Une navigation précolombienne confirmée
L’existence de contacts transocéaniques avant Christophe Colomb est aujourd’hui appuyée par de nombreuses recherches. Outre les cocotiers, plusieurs indices suggèrent des échanges entre l’Asie du Sud-Est et l’Amérique centrale.
Parmi ces indices :
1. Les similitudes linguistiques et mythologiques : Certains mots et concepts présents dans les récits amérindiens trouvent des échos dans les traditions orales d’Asie du Sud-Est.
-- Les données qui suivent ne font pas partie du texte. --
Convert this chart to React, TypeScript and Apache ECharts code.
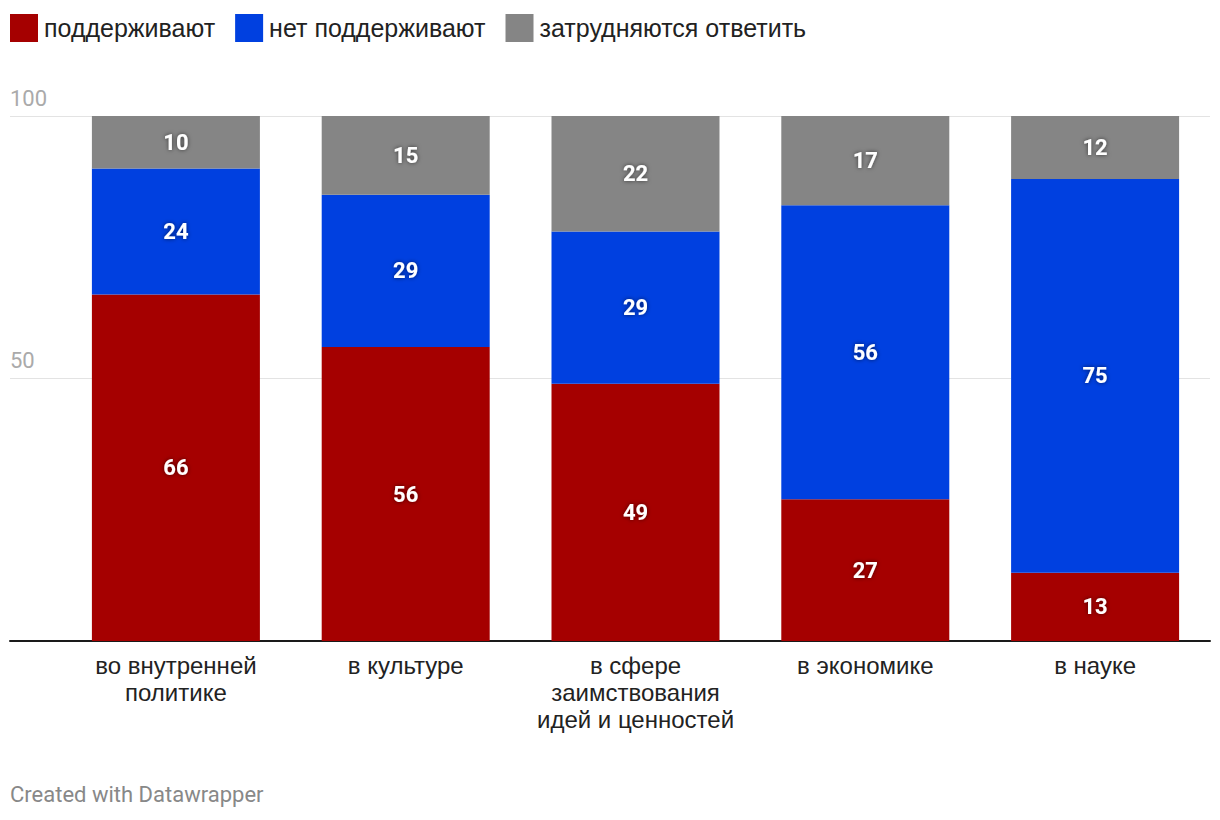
import React, { useEffect, useRef } from "react";
import * as echarts from "echarts";

const categories = [
  "во внутренней\nполитике",
  "в культуре",
  "в сфере\nзаимствования\nидей и ценностей",
  "в экономике",
  "в науке",
];
const seriesNames = ["поддерживают", "нет поддерживают", "затрудняются ответить"];
const support = [66, 56, 49, 27, 13];
const notSupport = [24, 29, 29, 56, 75];
const undecided = [10, 15, 22, 17, 12];
const colors = ["#a50000", "#0040e0", "#858585"];

export default function App() {
  const ref = useRef<HTMLDivElement>(null);
  useEffect(() => {
    document.body.style.margin = "0";
    const chart = echarts.init(ref.current!, null, { renderer: "svg" });
    const labelStyle = {
      show: true,
      position: "inside",
      color: "#fff",
      fontFamily: "Roboto",
      fontWeight: "bold",
      fontSize: 22,
      textShadowColor: "rgba(0,0,0,0.6)",
      textShadowBlur: 4,
    };
    const data = [support, notSupport, undecided];
    chart.setOption({
      animation: false,
      legend: {
        left: 10,
        top: 14,
        padding: 0,
        itemWidth: 28,
        itemHeight: 28,
        itemGap: 20,
        icon: "rect",
        textStyle: { fontSize: 25, color: "#222", fontFamily: "Liberation Sans", padding: [0, 0, 0, 1] },
        data: seriesNames,
      },
      grid: [
        { left: 61, right: 10, top: 116, bottom: 179 },
        { left: 10, right: 10, top: 116, bottom: 179 },
      ],
      xAxis: [
        {
          type: "category",
          gridIndex: 0,
          data: categories,
          axisLine: { show: false },
          axisTick: { show: false },
          axisLabel: {
            fontSize: 24,
            lineHeight: 27,
            color: "#222",
            fontFamily: "Liberation Sans",
            margin: 11,
            interval: 0,
          },
        },
        {
          type: "value",
          gridIndex: 1,
          min: 0,
          max: 1,
          axisLine: { show: true, onZero: false, lineStyle: { color: "#1a1a1a", width: 2 } },
          axisTick: { show: false },
          axisLabel: { show: false },
          splitLine: { show: false },
        },
      ],
      yAxis: [
        {
          type: "value",
          gridIndex: 0,
          min: 0,
          max: 100,
          show: false,
          splitLine: { show: false },
        },
        {
          type: "value",
          gridIndex: 1,
          min: 0,
          max: 100,
          interval: 50,
          axisLine: { show: false },
          axisTick: { show: false },
          splitLine: { lineStyle: { color: "#e3e3e3", width: 1 } },
          axisLabel: {
            inside: true,
            margin: 0,
            verticalAlign: "bottom",
            padding: [0, 0, 7, 0],
            fontSize: 22,
            color: "#aaa",
            fontFamily: "Roboto",
            showMinLabel: false,
            formatter: (v: number) => (v === 0 ? "" : String(v)),
          },
        },
      ],
      series: seriesNames.map((name, i) => ({
        name,
        type: "bar",
        stack: "total",
        xAxisIndex: 0,
        yAxisIndex: 0,
        barWidth: 168,
        itemStyle: { color: colors[i] },
        label: labelStyle,
        z: 3,
        data: data[i],
      })),
      graphic: [
        {
          type: "text",
          left: 10,
          top: 783,
          style: {
            text: "Created with Datawrapper",
            fontFamily: "Roboto",
            fontSize: 22,
            fill: "#888",
          },
        },
      ],
    });
    return () => chart.dispose();
  }, []);
  return (
    <div
      ref={ref}
      style={{ position: "absolute", left: 0, top: 0, width: 1220, height: 820, background: "#fff" }}
    />
  );
}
2. Les artefacts : Des objets présentant des influences stylistiques asiatiques ont été retrouvés dans des sites archéologiques en Mésoamérique.
3. Les courants marins : Les courants de l’océan Pacifique permettent théoriquement des voyages entre le Sundaland et l’Amérique centrale, facilitant ainsi la navigation à l’époque précolombienne.
La migration des ancêtres mayas : une hypothèse plausible ?
Si l’on suit les découvertes scientifiques et les récits traditionnels, il est plausible que les Mayas aient hérité, par transmission orale ou culturelle, de souvenirs de leurs ancêtres venus du Sundaland. Ces navigateurs auraient entrepris un voyage périlleux à travers l’océan Pacifique, transportant non seulement des cocotiers mais aussi des idées, des croyances et des pratiques agricoles. Une fois installés en Amérique centrale, leurs descendants auraient intégré ces récits dans leur mythologie, donnant naissance à l’idée de la “Terre de Mu”.
Conclusion : Un passé encore à découvrir
L’idée que les Mayas et les Aztèques puissent avoir des liens avec une civilisation ancienne du Sundaland ouvre de nouvelles perspectives sur les origines des civilisations mésoaméricaines. Si ces théories ne font pas encore l’unanimité, elles s’appuient sur des preuves scientifiques de plus en plus solides. Elles invitent également à repenser la vision eurocentrée des contacts intercontinentaux, en reconnaissant l’ingéniosité et les capacités des civilisations anciennes à traverser des océans et à influencer des cultures lointaines.
En revisitant les récits anciens avec un esprit ouvert et en s’appuyant sur les avancées scientifiques, nous pourrions révéler de nouveaux chapitres fascinants de l’histoire de l’humanité.